In United States v. Harriss, 347 U.S. 612 (1954), the Supreme Court found constitutional the Federal Lobbying Act of 1946, the purpose of the which was to enable Congress to know “who is being hired, who is putting up the money, and how much.” A U.S. district court had invalidated the act after it was applied to the National Farm Committee and to Moore and Harriss, individuals attempting to influence legislation that would raise the price of agricultural commodities.

The Supreme Court based its decision on an interpretation of the act that made it applicable only to individuals who solicited, collected, or received contributions for the purpose of influencing congressional legislation through direct contact with its members. Chief Justice Earl Warren wrote the Court’s decision, which relied in part on United States v. Rumely (1953) and construed lobbying in “its commonly accepted sense” rather than interpreting it to apply to activities having only “an ‘incidental’ purpose of influencing legislation.” So construed, the act did not violate the First Amendment. Chief Justice Warren went on to note that although the actual wording of the statute hypothetically might continue to deter some speech, “the restraint is at most an indirect one resulting from self-censorship” and “too remote to require striking down a statute which on its face is otherwise plainly within the area of congressional power and is designed to safeguard a vital national interest.” The Court determined that it would resolve additional questions about penalties under the law if and when such penalties were assessed.
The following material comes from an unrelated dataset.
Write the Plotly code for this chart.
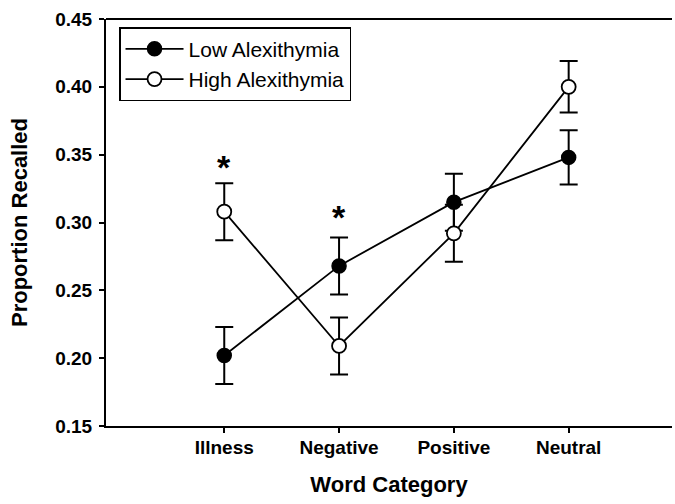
import plotly.graph_objects as go

categories = ["Illness", "Negative", "Positive", "Neutral"]
low_vals = [0.202, 0.268, 0.315, 0.348]
low_err = [0.021, 0.021, 0.021, 0.020]
high_vals = [0.308, 0.209, 0.292, 0.400]
high_err = [0.021, 0.021, 0.021, 0.019]
star_x = [0, 1]
star_y = [0.341, 0.304]
y_ticks = [0.15, 0.20, 0.25, 0.30, 0.35, 0.40, 0.45]

xs = list(range(len(categories)))
font = "Liberation Sans, Arial, sans-serif"

fig = go.Figure()
fig.add_trace(go.Scatter(
    x=xs, y=low_vals, name="Low Alexithymia", mode="lines+markers",
    line=dict(color="black", width=1.8),
    marker=dict(symbol="circle", size=14, color="black", line=dict(color="black", width=1.5)),
    error_y=dict(type="data", array=low_err, color="black", thickness=2, width=9),
))
fig.add_trace(go.Scatter(
    x=xs, y=high_vals, name="High Alexithymia", mode="lines+markers",
    line=dict(color="black", width=1.8),
    marker=dict(symbol="circle", size=14, color="white", line=dict(color="black", width=1.8)),
    error_y=dict(type="data", array=high_err, color="black", thickness=2, width=9),
))

for sx, sy in zip(star_x, star_y):
    fig.add_annotation(x=sx, y=sy, text="<b>*</b>", showarrow=False,
                       font=dict(size=34, color="black", family=font), yanchor="middle")

fig.add_shape(type="line", xref="paper", yref="paper", x0=0, x1=1, y0=1, y1=1,
              line=dict(color="black", width=2))

fig.update_layout(
    width=675, height=504,
    margin=dict(l=106, r=3, t=19, b=78),
    paper_bgcolor="white", plot_bgcolor="white",
    font=dict(family=font, color="black"),
    showlegend=True,
    legend=dict(x=0.023, y=0.98, xanchor="left", yanchor="top",
                bordercolor="black", borderwidth=1.5, bgcolor="white",
                font=dict(size=21, family=font), tracegroupgap=0,
                itemwidth=58),
    xaxis=dict(
        range=[-1.03, 3.9], tickmode="array", tickvals=xs,
        ticktext=["<b>%s</b>" % c for c in categories],
        showgrid=False, zeroline=False, showline=True, linecolor="black", linewidth=2,
        ticks="outside", ticklen=5, tickwidth=1.5, tickcolor="black",
        ticklabelstandoff=-2,
        tickfont=dict(size=19, family=font), automargin=False,
        title=dict(text="<b>Word Category</b>", font=dict(size=22, family=font), standoff=20),
    ),
    yaxis=dict(
        range=[0.15, 0.45], tickmode="array", tickvals=y_ticks,
        ticktext=["<b>%.2f</b>" % v for v in y_ticks],
        showgrid=False, zeroline=False, showline=True, linecolor="black", linewidth=2,
        ticks="outside", ticklen=5, tickwidth=1.5, tickcolor="black",
        ticklabelstandoff=3,
        tickfont=dict(size=19, family=font), automargin=False,
        title=dict(text="<b>Proportion Recalled</b>", font=dict(size=22, family=font), standoff=22),
    ),
)

fig.write_html("out.html", config={"displayModeBar": False},
               post_script="document.body.style.margin='0';document.body.style.overflow='hidden';")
Justice William O. Douglas, joined by Justice Hugo L. Black, dissented. The justices argued that the Court’s attempt to save the law posed more dangers than the legislation was worth. Justice Douglas observed that it was particularly important for criminal statutes to be narrowly drawn so as to give individuals fair warning, and he and Justice Black believed that the Court had distorted the meaning of the words in the statute and that its language remained too broad. Justice Robert H. Jackson also dissented, observing that a law that could be judicially construed narrowly could later be construed broadly and that this could be done with no constitutional protection from the prohibition against ex post facto laws.